-- START --
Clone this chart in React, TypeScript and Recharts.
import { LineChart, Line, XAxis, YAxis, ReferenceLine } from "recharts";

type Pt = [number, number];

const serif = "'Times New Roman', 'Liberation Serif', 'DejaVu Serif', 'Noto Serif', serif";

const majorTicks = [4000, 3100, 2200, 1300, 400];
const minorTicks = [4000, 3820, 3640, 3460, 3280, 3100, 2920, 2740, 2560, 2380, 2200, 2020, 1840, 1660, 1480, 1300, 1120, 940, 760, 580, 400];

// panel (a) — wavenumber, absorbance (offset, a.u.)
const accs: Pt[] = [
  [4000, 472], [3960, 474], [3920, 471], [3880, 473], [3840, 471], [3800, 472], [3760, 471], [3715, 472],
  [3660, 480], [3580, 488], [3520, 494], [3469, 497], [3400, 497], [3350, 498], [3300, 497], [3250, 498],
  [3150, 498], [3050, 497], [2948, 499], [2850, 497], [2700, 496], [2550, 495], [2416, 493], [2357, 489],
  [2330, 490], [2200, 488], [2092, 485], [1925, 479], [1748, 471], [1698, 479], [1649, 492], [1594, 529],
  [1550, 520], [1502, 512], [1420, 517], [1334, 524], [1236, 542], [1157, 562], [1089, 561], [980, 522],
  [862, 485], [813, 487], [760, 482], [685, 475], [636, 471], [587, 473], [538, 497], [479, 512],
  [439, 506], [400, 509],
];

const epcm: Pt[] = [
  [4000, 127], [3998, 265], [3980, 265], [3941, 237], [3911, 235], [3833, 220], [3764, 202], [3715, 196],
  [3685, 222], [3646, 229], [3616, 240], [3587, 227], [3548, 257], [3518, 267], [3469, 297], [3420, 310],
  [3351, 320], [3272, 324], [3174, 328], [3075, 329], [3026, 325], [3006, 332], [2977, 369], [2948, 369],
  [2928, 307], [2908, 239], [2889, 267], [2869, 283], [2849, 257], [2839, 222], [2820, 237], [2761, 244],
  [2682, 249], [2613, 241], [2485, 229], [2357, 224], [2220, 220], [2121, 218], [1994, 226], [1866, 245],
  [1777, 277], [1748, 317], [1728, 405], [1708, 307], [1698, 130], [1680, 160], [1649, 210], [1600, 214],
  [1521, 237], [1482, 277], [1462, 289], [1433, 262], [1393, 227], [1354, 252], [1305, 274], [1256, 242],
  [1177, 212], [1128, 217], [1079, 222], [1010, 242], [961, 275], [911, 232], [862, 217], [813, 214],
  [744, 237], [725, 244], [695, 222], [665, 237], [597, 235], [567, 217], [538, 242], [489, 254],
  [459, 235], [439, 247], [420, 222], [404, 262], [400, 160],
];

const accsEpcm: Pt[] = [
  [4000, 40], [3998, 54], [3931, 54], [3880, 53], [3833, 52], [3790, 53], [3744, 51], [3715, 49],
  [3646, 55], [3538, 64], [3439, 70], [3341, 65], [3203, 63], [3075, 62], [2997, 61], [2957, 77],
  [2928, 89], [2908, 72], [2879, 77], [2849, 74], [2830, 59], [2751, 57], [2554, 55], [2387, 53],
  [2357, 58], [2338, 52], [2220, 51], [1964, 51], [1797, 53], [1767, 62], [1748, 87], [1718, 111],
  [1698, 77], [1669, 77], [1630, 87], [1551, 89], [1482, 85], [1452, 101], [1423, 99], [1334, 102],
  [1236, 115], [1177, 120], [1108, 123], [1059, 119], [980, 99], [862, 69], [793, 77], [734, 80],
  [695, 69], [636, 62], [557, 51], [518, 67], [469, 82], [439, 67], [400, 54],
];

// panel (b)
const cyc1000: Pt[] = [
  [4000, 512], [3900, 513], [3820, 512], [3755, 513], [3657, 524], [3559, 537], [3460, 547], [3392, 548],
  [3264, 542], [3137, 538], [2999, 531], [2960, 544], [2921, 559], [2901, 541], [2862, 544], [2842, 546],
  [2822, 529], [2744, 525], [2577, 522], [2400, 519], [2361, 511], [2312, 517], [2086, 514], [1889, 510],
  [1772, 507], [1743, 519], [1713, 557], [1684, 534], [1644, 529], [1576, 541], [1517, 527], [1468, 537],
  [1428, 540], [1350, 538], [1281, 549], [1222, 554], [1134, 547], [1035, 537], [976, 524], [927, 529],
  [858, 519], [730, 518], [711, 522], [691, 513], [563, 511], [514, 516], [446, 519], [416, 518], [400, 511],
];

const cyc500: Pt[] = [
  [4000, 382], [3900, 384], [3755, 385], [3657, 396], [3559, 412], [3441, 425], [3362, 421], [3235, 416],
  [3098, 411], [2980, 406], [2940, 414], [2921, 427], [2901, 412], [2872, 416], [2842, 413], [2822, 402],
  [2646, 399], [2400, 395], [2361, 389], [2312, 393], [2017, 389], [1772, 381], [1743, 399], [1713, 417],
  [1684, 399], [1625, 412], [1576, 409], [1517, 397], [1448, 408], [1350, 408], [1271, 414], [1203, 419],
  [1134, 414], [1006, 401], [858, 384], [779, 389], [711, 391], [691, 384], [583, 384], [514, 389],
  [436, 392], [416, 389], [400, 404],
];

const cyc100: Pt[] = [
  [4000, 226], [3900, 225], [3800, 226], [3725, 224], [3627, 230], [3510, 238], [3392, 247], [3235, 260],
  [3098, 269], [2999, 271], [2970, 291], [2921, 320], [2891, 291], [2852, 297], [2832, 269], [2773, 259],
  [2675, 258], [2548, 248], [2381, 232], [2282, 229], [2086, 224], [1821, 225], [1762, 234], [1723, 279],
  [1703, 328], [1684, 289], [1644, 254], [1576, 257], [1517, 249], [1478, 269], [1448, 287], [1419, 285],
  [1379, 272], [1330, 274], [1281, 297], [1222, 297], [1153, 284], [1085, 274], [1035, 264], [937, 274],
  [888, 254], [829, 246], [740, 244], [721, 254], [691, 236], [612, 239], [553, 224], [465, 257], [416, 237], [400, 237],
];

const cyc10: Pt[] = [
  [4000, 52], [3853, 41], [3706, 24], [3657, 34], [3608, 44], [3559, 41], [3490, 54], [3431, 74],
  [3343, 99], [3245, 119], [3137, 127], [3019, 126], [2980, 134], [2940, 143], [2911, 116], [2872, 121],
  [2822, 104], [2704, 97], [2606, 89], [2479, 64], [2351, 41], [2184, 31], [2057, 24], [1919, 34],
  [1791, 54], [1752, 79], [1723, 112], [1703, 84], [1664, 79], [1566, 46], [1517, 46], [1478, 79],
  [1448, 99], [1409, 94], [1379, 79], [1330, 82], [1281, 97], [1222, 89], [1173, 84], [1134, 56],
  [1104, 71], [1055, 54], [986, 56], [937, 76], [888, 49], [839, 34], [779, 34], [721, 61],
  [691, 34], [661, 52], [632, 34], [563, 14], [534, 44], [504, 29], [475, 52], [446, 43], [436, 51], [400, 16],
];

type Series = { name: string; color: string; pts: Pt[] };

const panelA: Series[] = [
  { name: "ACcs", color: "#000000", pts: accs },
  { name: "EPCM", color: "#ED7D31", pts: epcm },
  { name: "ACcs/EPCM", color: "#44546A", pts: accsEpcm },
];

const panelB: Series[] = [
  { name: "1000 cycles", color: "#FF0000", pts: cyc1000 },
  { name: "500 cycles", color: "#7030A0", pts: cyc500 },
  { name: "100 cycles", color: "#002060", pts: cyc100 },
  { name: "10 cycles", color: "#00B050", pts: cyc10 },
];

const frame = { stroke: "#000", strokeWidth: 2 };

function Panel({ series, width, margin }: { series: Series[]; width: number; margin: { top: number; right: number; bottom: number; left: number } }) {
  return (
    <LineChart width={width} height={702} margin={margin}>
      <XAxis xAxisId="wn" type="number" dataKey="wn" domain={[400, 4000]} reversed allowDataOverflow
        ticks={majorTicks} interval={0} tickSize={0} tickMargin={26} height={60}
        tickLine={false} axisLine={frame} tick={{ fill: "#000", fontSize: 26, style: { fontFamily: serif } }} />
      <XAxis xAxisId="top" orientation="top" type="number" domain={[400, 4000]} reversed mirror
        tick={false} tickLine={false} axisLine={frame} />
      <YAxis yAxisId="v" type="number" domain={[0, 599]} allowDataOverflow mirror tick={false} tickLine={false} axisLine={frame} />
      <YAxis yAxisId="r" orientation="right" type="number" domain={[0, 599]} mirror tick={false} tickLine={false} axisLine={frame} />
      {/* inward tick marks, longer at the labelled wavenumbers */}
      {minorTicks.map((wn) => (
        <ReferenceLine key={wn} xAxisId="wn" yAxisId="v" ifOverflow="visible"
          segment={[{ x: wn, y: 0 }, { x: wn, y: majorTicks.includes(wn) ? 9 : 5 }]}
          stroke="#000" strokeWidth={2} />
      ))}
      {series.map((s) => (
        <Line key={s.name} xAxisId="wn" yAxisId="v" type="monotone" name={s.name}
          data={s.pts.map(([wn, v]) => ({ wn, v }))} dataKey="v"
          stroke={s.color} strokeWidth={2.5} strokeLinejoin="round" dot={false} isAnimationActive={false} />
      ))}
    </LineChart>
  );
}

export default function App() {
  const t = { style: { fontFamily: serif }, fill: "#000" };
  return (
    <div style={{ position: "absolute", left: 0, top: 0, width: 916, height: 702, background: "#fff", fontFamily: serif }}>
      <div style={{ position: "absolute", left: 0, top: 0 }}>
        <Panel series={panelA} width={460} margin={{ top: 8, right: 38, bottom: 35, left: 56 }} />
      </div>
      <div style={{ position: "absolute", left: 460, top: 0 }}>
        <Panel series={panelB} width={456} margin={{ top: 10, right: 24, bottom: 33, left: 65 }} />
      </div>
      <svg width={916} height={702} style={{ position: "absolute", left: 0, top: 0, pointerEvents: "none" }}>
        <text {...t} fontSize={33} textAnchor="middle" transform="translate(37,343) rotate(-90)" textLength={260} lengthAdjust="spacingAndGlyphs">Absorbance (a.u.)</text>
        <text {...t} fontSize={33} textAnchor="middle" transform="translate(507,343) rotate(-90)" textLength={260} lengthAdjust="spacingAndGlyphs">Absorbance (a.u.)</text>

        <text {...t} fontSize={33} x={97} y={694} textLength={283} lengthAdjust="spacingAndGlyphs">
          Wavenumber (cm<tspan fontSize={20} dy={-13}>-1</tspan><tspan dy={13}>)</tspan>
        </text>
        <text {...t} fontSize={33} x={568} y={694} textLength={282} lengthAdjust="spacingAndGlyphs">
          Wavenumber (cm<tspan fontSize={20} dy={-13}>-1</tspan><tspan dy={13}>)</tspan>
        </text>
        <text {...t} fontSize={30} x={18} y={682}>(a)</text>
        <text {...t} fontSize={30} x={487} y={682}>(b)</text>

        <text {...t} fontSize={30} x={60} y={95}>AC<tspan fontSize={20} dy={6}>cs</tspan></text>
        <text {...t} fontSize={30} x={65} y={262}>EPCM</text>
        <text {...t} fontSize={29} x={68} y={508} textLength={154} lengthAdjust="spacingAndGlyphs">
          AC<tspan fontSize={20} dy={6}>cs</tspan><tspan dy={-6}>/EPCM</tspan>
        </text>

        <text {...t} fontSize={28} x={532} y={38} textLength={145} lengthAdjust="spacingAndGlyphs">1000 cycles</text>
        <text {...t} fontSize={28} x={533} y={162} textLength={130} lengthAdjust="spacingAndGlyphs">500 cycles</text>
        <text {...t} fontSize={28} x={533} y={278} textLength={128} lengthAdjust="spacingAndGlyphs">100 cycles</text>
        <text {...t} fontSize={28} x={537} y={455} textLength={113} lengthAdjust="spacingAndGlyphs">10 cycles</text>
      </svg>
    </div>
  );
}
-- END --
-- START --
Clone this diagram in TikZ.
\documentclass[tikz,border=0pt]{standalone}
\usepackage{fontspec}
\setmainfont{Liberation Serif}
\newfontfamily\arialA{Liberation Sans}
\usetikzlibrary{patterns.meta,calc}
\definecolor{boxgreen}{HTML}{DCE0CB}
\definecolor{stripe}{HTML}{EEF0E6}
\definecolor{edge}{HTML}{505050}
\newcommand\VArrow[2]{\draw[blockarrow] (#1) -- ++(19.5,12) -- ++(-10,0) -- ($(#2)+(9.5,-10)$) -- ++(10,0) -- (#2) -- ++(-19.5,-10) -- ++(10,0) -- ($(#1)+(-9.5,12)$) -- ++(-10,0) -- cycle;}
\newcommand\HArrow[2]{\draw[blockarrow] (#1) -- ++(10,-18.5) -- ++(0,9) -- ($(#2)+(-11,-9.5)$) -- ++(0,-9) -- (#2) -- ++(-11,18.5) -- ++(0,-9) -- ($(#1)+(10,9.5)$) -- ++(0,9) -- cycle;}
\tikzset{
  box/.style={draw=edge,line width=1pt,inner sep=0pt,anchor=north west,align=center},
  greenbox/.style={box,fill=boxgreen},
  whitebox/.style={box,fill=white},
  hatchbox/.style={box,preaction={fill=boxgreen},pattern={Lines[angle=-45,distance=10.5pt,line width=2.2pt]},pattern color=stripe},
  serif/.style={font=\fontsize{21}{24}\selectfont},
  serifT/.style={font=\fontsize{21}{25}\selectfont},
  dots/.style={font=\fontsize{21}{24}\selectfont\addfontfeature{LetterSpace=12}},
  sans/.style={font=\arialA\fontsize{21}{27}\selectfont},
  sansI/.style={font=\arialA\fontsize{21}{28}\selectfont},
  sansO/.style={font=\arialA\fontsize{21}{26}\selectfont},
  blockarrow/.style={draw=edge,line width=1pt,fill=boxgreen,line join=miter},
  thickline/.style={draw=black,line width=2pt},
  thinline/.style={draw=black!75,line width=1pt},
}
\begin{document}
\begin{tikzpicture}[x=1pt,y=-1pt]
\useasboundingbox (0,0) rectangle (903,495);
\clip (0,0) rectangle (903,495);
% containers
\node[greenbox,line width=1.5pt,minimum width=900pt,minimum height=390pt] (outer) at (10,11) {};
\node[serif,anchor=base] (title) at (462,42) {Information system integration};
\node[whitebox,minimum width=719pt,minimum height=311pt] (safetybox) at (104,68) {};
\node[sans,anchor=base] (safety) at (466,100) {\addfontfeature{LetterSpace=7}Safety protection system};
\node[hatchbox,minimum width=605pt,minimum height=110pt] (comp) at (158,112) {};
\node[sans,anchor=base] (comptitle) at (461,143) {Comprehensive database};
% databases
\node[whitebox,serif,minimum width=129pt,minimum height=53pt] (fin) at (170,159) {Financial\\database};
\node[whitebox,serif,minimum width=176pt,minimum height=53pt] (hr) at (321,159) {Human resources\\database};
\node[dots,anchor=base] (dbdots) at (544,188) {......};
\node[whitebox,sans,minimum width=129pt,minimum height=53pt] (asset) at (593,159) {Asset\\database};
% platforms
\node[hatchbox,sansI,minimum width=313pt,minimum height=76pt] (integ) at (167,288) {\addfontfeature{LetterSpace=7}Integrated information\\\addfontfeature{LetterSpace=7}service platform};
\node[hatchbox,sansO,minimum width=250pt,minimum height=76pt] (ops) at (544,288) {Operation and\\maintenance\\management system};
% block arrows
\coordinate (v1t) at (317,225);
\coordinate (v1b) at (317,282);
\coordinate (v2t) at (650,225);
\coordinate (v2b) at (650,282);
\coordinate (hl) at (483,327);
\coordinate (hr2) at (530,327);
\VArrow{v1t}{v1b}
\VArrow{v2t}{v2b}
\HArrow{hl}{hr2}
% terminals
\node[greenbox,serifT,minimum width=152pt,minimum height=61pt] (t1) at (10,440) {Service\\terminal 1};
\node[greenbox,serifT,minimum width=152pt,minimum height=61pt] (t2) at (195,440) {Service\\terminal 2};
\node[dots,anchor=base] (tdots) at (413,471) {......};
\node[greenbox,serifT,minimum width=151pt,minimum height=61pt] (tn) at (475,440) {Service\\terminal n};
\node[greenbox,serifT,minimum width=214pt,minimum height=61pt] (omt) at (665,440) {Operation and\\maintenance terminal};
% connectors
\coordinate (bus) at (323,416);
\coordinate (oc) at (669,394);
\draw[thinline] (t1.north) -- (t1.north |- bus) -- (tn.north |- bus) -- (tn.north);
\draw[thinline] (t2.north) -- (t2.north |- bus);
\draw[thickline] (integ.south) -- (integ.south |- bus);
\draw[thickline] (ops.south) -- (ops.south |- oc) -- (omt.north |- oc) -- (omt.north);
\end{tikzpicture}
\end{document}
-- END --
> [Aim of the task]:
Using the listing above, work out how many of its lines include "this", and give only the result.

> [Written response]:
2